● Information shown:
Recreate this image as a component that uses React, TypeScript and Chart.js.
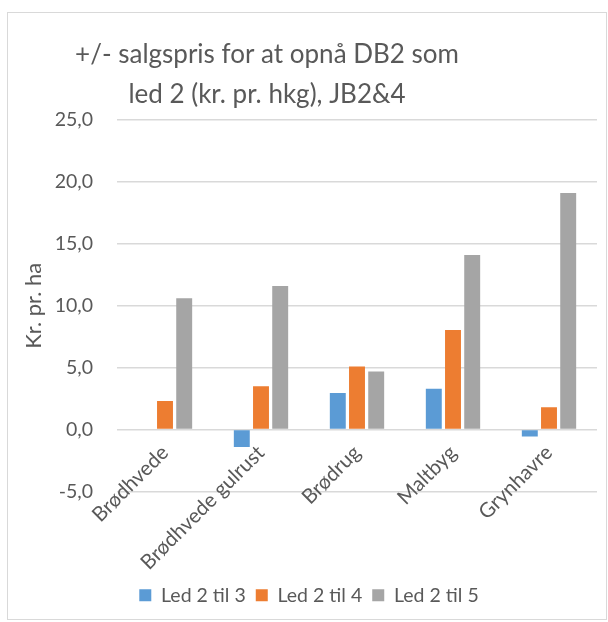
import React, { useEffect, useRef } from "react";
import { Chart, registerables } from "chart.js";

Chart.register(...registerables);

const categories = ["Brødhvede", "Brødhvede gulrust", "Brødrug", "Maltbyg", "Grynhavre"];
const led2til3 = [0, -1.4, 2.95, 3.3, -0.55];
const led2til4 = [2.3, 3.5, 5.1, 8.05, 1.8];
const led2til5 = [10.6, 11.6, 4.7, 14.1, 19.1];
const seriesNames = ["Led 2 til 3", "Led 2 til 4", "Led 2 til 5"];
const titleLines = ["+/- salgspris for at opnå DB2 som", "led 2 (kr. pr. hkg), JB2&4"];
const yAxisTitle = "Kr. pr. ha";

const FONT = "Lato, 'Open Sans', sans-serif";
const TEXT = "#595959";
const TITLE_SIZE = 26;
const TITLE_LINE = 40;
const TITLE_TOP = 35;

const titleDrawer = {
  id: "titleDrawer",
  afterDraw(chart: any) {
    const ctx = chart.ctx;
    ctx.save();
    ctx.fillStyle = TEXT;
    ctx.font = `normal ${TITLE_SIZE}px ${FONT}`;
    ctx.textAlign = "center";
    ctx.textBaseline = "middle";
    const cx = 267;
    titleLines.forEach((line, i) => {
      ctx.fillText(line, cx, TITLE_TOP + TITLE_LINE * i + TITLE_LINE / 2);
    });
    ctx.restore();
  },
};

export default function App() {
  const ref = useRef<HTMLCanvasElement | null>(null);
  useEffect(() => {
    if (!ref.current) return;
    const chart = new Chart(ref.current, {
      type: "bar",
      data: {
        labels: categories,
        datasets: [
          { label: seriesNames[0], data: led2til3, backgroundColor: "#5B9BD5" },
          { label: seriesNames[1], data: led2til4, backgroundColor: "#ED7D31" },
          { label: seriesNames[2], data: led2til5, backgroundColor: "#A5A5A5" },
        ],
      },
      plugins: [titleDrawer],
      options: {
        animation: false,
        responsive: false,
        maintainAspectRatio: false,
        datasets: { bar: { categoryPercentage: 0.6, barPercentage: 0.83 } },
        layout: { padding: { left: 21, right: 11, top: 0, bottom: 7 } },
        plugins: {
          title: {
            display: true,
            text: titleLines,
            color: "rgba(0,0,0,0)",
            font: { family: FONT, size: TITLE_SIZE, weight: "normal", lineHeight: TITLE_LINE / TITLE_SIZE },
            padding: { top: TITLE_TOP, bottom: 5 },
          },
          legend: {
            position: "bottom",
            labels: {
              color: TEXT,
              font: { family: FONT, size: 19.5 },
              boxWidth: 12,
              boxHeight: 12,
              padding: 10,
            },
          },
          tooltip: { enabled: false },
        },
        scales: {
          x: {
            position: { y: 0 } as any,
            grid: { display: false, drawTicks: false },
            border: { display: false },
            ticks: {
              color: TEXT,
              font: { family: FONT, size: 20.5 },
              maxRotation: 45,
              minRotation: 45,
              autoSkip: false,
              padding: 11,
            },
          },
          xpad: {
            type: "linear",
            axis: "x",
            position: "bottom",
            display: true,
            grid: { display: false, drawTicks: false },
            border: { display: false },
            ticks: { display: false },
            afterFit: (s: any) => {
              s.height = 84;
            },
          } as any,
          y: {
            min: -5,
            max: 25,
            grid: { color: "#D9D9D9", lineWidth: 1.5, drawTicks: false },
            border: { display: false },
            ticks: {
              stepSize: 5,
              color: TEXT,
              padding: 24,
              font: { family: FONT, size: 19.5 },
              callback: (v: any) => Number(v).toFixed(1).replace(".", ","),
            },
            title: {
              display: true,
              text: yAxisTitle,
              color: TEXT,
              font: { family: FONT, size: 22 },
              padding: 0,
            },
            afterFit: (s: any) => {
              s.width = 96;
            },
          },
        },
      },
    });
    return () => chart.destroy();
  }, []);
  return (
    <div style={{ position: "absolute", left: 0, top: 0, width: 608, height: 622, background: "#fff" }}>
      <div
        style={{
          position: "absolute",
          left: 7,
          top: 12,
          width: 600,
          height: 608,
          border: "1px solid #D9D9D9",
          boxSizing: "border-box",
        }}
      />
      <canvas ref={ref} width={608} height={622} style={{ position: "absolute", left: 0, top: 0 }} />
    </div>
  );
}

● Work required:
Extract the full listing exactly, with the pictures left out.

● Completed exercise:
Recreate this image as a component that uses React, TypeScript and Chart.js.
import React, { useEffect, useRef } from "react";
import { Chart, registerables } from "chart.js";

Chart.register(...registerables);

const categories = ["Brødhvede", "Brødhvede gulrust", "Brødrug", "Maltbyg", "Grynhavre"];
const led2til3 = [0, -1.4, 2.95, 3.3, -0.55];
const led2til4 = [2.3, 3.5, 5.1, 8.05, 1.8];
const led2til5 = [10.6, 11.6, 4.7, 14.1, 19.1];
const seriesNames = ["Led 2 til 3", "Led 2 til 4", "Led 2 til 5"];
const titleLines = ["+/- salgspris for at opnå DB2 som", "led 2 (kr. pr. hkg), JB2&4"];
const yAxisTitle = "Kr. pr. ha";

const FONT = "Lato, 'Open Sans', sans-serif";
const TEXT = "#595959";
const TITLE_SIZE = 26;
const TITLE_LINE = 40;
const TITLE_TOP = 35;

const titleDrawer = {
  id: "titleDrawer",
  afterDraw(chart: any) {
    const ctx = chart.ctx;
    ctx.save();
    ctx.fillStyle = TEXT;
    ctx.font = `normal ${TITLE_SIZE}px ${FONT}`;
    ctx.textAlign = "center";
    ctx.textBaseline = "middle";
    const cx = 267;
    titleLines.forEach((line, i) => {
      ctx.fillText(line, cx, TITLE_TOP + TITLE_LINE * i + TITLE_LINE / 2);
    });
    ctx.restore();
  },
};

export default function App() {
  const ref = useRef<HTMLCanvasElement | null>(null);
  useEffect(() => {
    if (!ref.current) return;
    const chart = new Chart(ref.current, {
      type: "bar",
      data: {
        labels: categories,
        datasets: [
          { label: seriesNames[0], data: led2til3, backgroundColor: "#5B9BD5" },
          { label: seriesNames[1], data: led2til4, backgroundColor: "#ED7D31" },
          { label: seriesNames[2], data: led2til5, backgroundColor: "#A5A5A5" },
        ],
      },
      plugins: [titleDrawer],
      options: {
        animation: false,
        responsive: false,
        maintainAspectRatio: false,
        datasets: { bar: { categoryPercentage: 0.6, barPercentage: 0.83 } },
        layout: { padding: { left: 21, right: 11, top: 0, bottom: 7 } },
        plugins: {
          title: {
            display: true,
            text: titleLines,
            color: "rgba(0,0,0,0)",
            font: { family: FONT, size: TITLE_SIZE, weight: "normal", lineHeight: TITLE_LINE / TITLE_SIZE },
            padding: { top: TITLE_TOP, bottom: 5 },
          },
          legend: {
            position: "bottom",
            labels: {
              color: TEXT,
              font: { family: FONT, size: 19.5 },
              boxWidth: 12,
              boxHeight: 12,
              padding: 10,
            },
          },
          tooltip: { enabled: false },
        },
        scales: {
          x: {
            position: { y: 0 } as any,
            grid: { display: false, drawTicks: false },
            border: { display: false },
            ticks: {
              color: TEXT,
              font: { family: FONT, size: 20.5 },
              maxRotation: 45,
              minRotation: 45,
              autoSkip: false,
              padding: 11,
            },
          },
          xpad: {
            type: "linear",
            axis: "x",
            position: "bottom",
            display: true,
            grid: { display: false, drawTicks: false },
            border: { display: false },
            ticks: { display: false },
            afterFit: (s: any) => {
              s.height = 84;
            },
          } as any,
          y: {
            min: -5,
            max: 25,
            grid: { color: "#D9D9D9", lineWidth: 1.5, drawTicks: false },
            border: { display: false },
            ticks: {
              stepSize: 5,
              color: TEXT,
              padding: 24,
              font: { family: FONT, size: 19.5 },
              callback: (v: any) => Number(v).toFixed(1).replace(".", ","),
            },
            title: {
              display: true,
              text: yAxisTitle,
              color: TEXT,
              font: { family: FONT, size: 22 },
              padding: 0,
            },
            afterFit: (s: any) => {
              s.width = 96;
            },
          },
        },
      },
    });
    return () => chart.destroy();
  }, []);
  return (
    <div style={{ position: "absolute", left: 0, top: 0, width: 608, height: 622, background: "#fff" }}>
      <div
        style={{
          position: "absolute",
          left: 7,
          top: 12,
          width: 600,
          height: 608,
          border: "1px solid #D9D9D9",
          boxSizing: "border-box",
        }}
      />
      <canvas ref={ref} width={608} height={622} style={{ position: "absolute", left: 0, top: 0 }} />
    </div>
  );
}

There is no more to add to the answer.